November 8, 1858 – Item in the Chicago Press and Tribune for this date: “Ald. Wahl, of a special committee, reported in favor of measures looking to the abandonment of the present cemetery for burial purposes, and the selection of another site at a distance from the city limits.  An order was passed instructing the Mayor to appoint a committee to report upon the subject at an early day.” [Chicago Press and Tribune, November 8, 1858] So this is a start … the wheels of time turn slowly.  Six years after this two-sentence beginning, an ordinance is published that ends burials in Lincoln Park with the exception of burials in plots that have already been purchased.  It isn’t until 1869 that the city council passes jurisdiction over the Lincoln Park cemetery grounds to the Lincoln Park district commissioners.  At that point, although the exact dates are unclear, thousands of bodies are disinterred from the old cemetery and moved to other locations.  As this project begins there are 25,000 bodies interred in the Potter’s graveyard alone.  Not every grave was found … as recently as 1998 when the Chicago History Museum dug up part of the area for a new parking facility, the remains of 81 individuals were discovered.  The map of the old cemetery is superimposed on the modern city in the above photo.

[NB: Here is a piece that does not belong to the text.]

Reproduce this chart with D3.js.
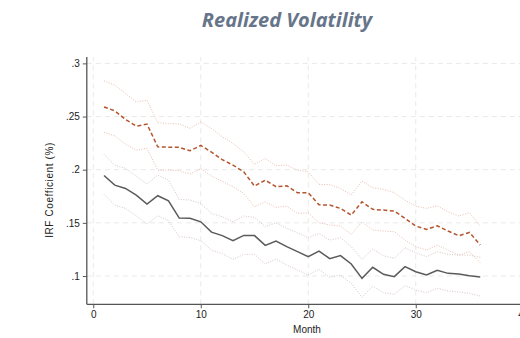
<!DOCTYPE html>
<html>
<head>
<meta charset="utf-8">
<script src="https://cdn.jsdelivr.net/npm/d3@7"></script>
<style>
  html, body { margin: 0; padding: 0; background: #fff; }
  svg { display: block; overflow: hidden; }
</style>
</head>
<body>
<div id="chart"></div>
<script>
// Meses do IRF (1..36)
const months = [1,2,3,4,5,6,7,8,9,10,11,12,13,14,15,16,17,18,19,20,21,22,23,24,25,26,27,28,29,30,31,32,33,34,35,36];

// Série principal (linha cinza sólida) e bandas
const grayMid = [0.1946,0.1855,0.1824,0.1761,0.1677,0.1755,0.1708,0.1545,0.1543,0.1510,0.1413,0.1380,0.1332,0.1382,0.1380,0.1288,0.1329,0.1276,0.1229,0.1182,0.1235,0.1163,0.1192,0.1113,0.0978,0.1082,0.1016,0.0994,0.1088,0.1040,0.1009,0.1053,0.1025,0.1020,0.1003,0.0991];
const grayUp  = [0.2144,0.2043,0.2012,0.1940,0.1865,0.1949,0.1902,0.1720,0.1715,0.1683,0.1589,0.1557,0.1510,0.1564,0.1552,0.1464,0.1501,0.1448,0.1407,0.1360,0.1401,0.1338,0.1360,0.1276,0.1157,0.1254,0.1191,0.1166,0.1266,0.1219,0.1182,0.1229,0.1204,0.1197,0.1197,0.1176];
const grayLo  = [0.1768,0.1667,0.1636,0.1567,0.1489,0.1567,0.1520,0.1369,0.1363,0.1332,0.1244,0.1210,0.1157,0.1204,0.1204,0.1113,0.1160,0.1103,0.1056,0.1009,0.1063,0.0988,0.1009,0.0931,0.0800,0.0906,0.0843,0.0828,0.0909,0.0868,0.0843,0.0884,0.0859,0.0850,0.0837,0.0812];

// Série laranja tracejada e bandas
const orgMid = [0.2590,0.2554,0.2473,0.2410,0.2429,0.2215,0.2212,0.2210,0.2178,0.2228,0.2165,0.2095,0.2043,0.1980,0.1846,0.1902,0.1840,0.1849,0.1783,0.1783,0.1670,0.1667,0.1636,0.1573,0.1698,0.1627,0.1620,0.1611,0.1542,0.1470,0.1439,0.1473,0.1423,0.1379,0.1410,0.1291];
const orgUp  = [0.2836,0.2795,0.2717,0.2638,0.2654,0.2441,0.2435,0.2430,0.2388,0.2450,0.2388,0.2310,0.2247,0.2168,0.2050,0.2106,0.2037,0.2043,0.1996,0.1980,0.1862,0.1860,0.1824,0.1761,0.1893,0.1830,0.1815,0.1783,0.1714,0.1658,0.1636,0.1661,0.1605,0.1564,0.1595,0.1470];
const orgLo  = [0.2350,0.2319,0.2240,0.2184,0.2200,0.1996,0.1996,0.1990,0.1959,0.2009,0.1940,0.1890,0.1840,0.1777,0.1651,0.1698,0.1645,0.1658,0.1589,0.1593,0.1501,0.1480,0.1470,0.1392,0.1510,0.1432,0.1423,0.1417,0.1338,0.1276,0.1244,0.1291,0.1244,0.1197,0.1229,0.1125];

// Ticks
const yTicks = [0.1, 0.15, 0.2, 0.25, 0.3];
const yTickLabels = ['.1', '.15', '.2', '.25', '.3'];
const xTicks = [0, 10, 20, 30, 40];

const W = 520, H = 338;

const svg = d3.select('#chart').append('svg')
  .attr('width', W)
  .attr('height', H);

// Escalas (o eixo x continua além da janela, como no original)
const x = d3.scaleLinear().domain([-0.6, 40.6]).range([86.8, 529.7]);
const y = d3.scaleLinear().domain([0.0734, 0.306]).range([304.3, 57]);

// Título
svg.append('text')
  .attr('x', 287)
  .attr('y', 27)
  .attr('text-anchor', 'middle')
  .style('font-family', '"Open Sans", Lato, sans-serif')
  .style('font-weight', 'bold')
  .style('font-style', 'italic')
  .style('font-size', '20px')
  .style('fill', '#67758a')
  .text('Realized Volatility');

// Grade tracejada
const grid = svg.append('g').attr('class', 'grid');
grid.selectAll('.hgrid')
  .data(yTicks)
  .enter().append('line')
  .attr('x1', x.range()[0]).attr('x2', x.range()[1])
  .attr('y1', d => y(d)).attr('y2', d => y(d))
  .attr('stroke', '#e9e9e9')
  .attr('stroke-width', 1)
  .attr('stroke-dasharray', '5,4');
grid.selectAll('.vgrid')
  .data(xTicks)
  .enter().append('line')
  .attr('x1', d => x(d)).attr('x2', d => x(d))
  .attr('y1', y.range()[0]).attr('y2', y.range()[1])
  .attr('stroke', '#e9e9e9')
  .attr('stroke-width', 1)
  .attr('stroke-dasharray', '5,4');

// Linhas
const line = values => d3.line()
  .x((d, i) => x(months[i]))
  .y(d => y(d))(values);

const bands = [
  { v: orgUp, color: '#e9bfae' },
  { v: orgLo, color: '#e9bfae' },
  { v: grayUp, color: '#d6c6c6' },
  { v: grayLo, color: '#d6c6c6' }
];
svg.selectAll('.band')
  .data(bands)
  .enter().append('path')
  .attr('class', 'band')
  .attr('d', d => line(d.v))
  .attr('fill', 'none')
  .attr('stroke', d => d.color)
  .attr('stroke-width', 1)
  .attr('stroke-dasharray', '1,1.5');

svg.append('path')
  .attr('d', line(grayMid))
  .attr('fill', 'none')
  .attr('stroke', '#5a5a5a')
  .attr('stroke-width', 1.5);

svg.append('path')
  .attr('d', line(orgMid))
  .attr('fill', 'none')
  .attr('stroke', '#b4552e')
  .attr('stroke-width', 1.5)
  .attr('stroke-dasharray', '4,2.5');

// Eixos
const axisFont = 'Liberation Sans, Arial, sans-serif';

const yAxis = svg.append('g')
  .attr('transform', `translate(${x.range()[0]},0)`)
  .call(d3.axisLeft(y).tickValues(yTicks).tickFormat((d, i) => yTickLabels[i]).tickSize(4).tickPadding(3));
yAxis.select('.domain').attr('stroke', '#555').attr('stroke-width', 1.3).attr('d', `M0,${y.range()[0]}V${y.range()[1]}`);
yAxis.selectAll('.tick line').attr('stroke', '#555');
yAxis.selectAll('text').style('font-family', axisFont).style('font-size', '10px').style('fill', '#222');

const xAxis = svg.append('g')
  .attr('transform', `translate(0,${y.range()[0]})`)
  .call(d3.axisBottom(x).tickValues(xTicks).tickFormat(d3.format('d')).tickSize(4).tickPadding(3));
xAxis.select('.domain').attr('stroke', '#555').attr('stroke-width', 1.3).attr('d', `M${x.range()[0]},0H${x.range()[1]}`);
xAxis.selectAll('.tick line').attr('stroke', '#555');
xAxis.selectAll('text').style('font-family', axisFont).style('font-size', '10px').style('fill', '#222');

// Rótulos dos eixos
svg.append('text')
  .attr('x', 307)
  .attr('y', 333)
  .attr('text-anchor', 'middle')
  .style('font-family', axisFont)
  .style('font-size', '10px')
  .style('fill', '#222')
  .text('Month');

svg.append('text')
  .attr('transform', 'rotate(-90)')
  .attr('x', -190)
  .attr('y', 53)
  .attr('text-anchor', 'middle')
  .style('font-family', axisFont)
  .style('font-size', '10px')
  .style('letter-spacing', '0.6px')
  .style('fill', '#222')
  .text('IRF Coefficient (%)');
</script>
</body>
</html>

November 8, 1922 – Chicago Cubs President William Veeck announces that the team will completely renovate its north side ballpark in order to increase its size to accommodate 32,000 fans.  The work will make it the largest baseball venue in the country.  Zachary Taylor Davis, the architect who designed the original park as well as Comiskey Park on the south side, has drawn the plans for the upgraded field with work to begin immediately.  At a cost of $300,000 bleacher sections will be added to right and left fields.  According to the Chicago Daily Tribune the plan will be as follows, “The present stand will be cut into three parts . . . the right and left field wings will be separated from the part which circles behind the home plate.  The circular piece will be moved about sixty feet toward the intersection of Clark and Addison streets.  The right field wing will remain in the same spot, while the left field wing will be rolled back and out so that the further end touches Waveland Avenue.  Then the two gaps will be built in.”  The field will be lowered three feet, allowing several rows of boxes to be added in front of the previous set of boxes.  The renovation does not include the addition of an upper tier.  The distance from home plate to the front of the seats in right and left fields will be 354 feet.  It will be six years short of a century before the park welcomes a victorious World Series team.  The grainy photo above shows the process of expansion in the winter of 1922.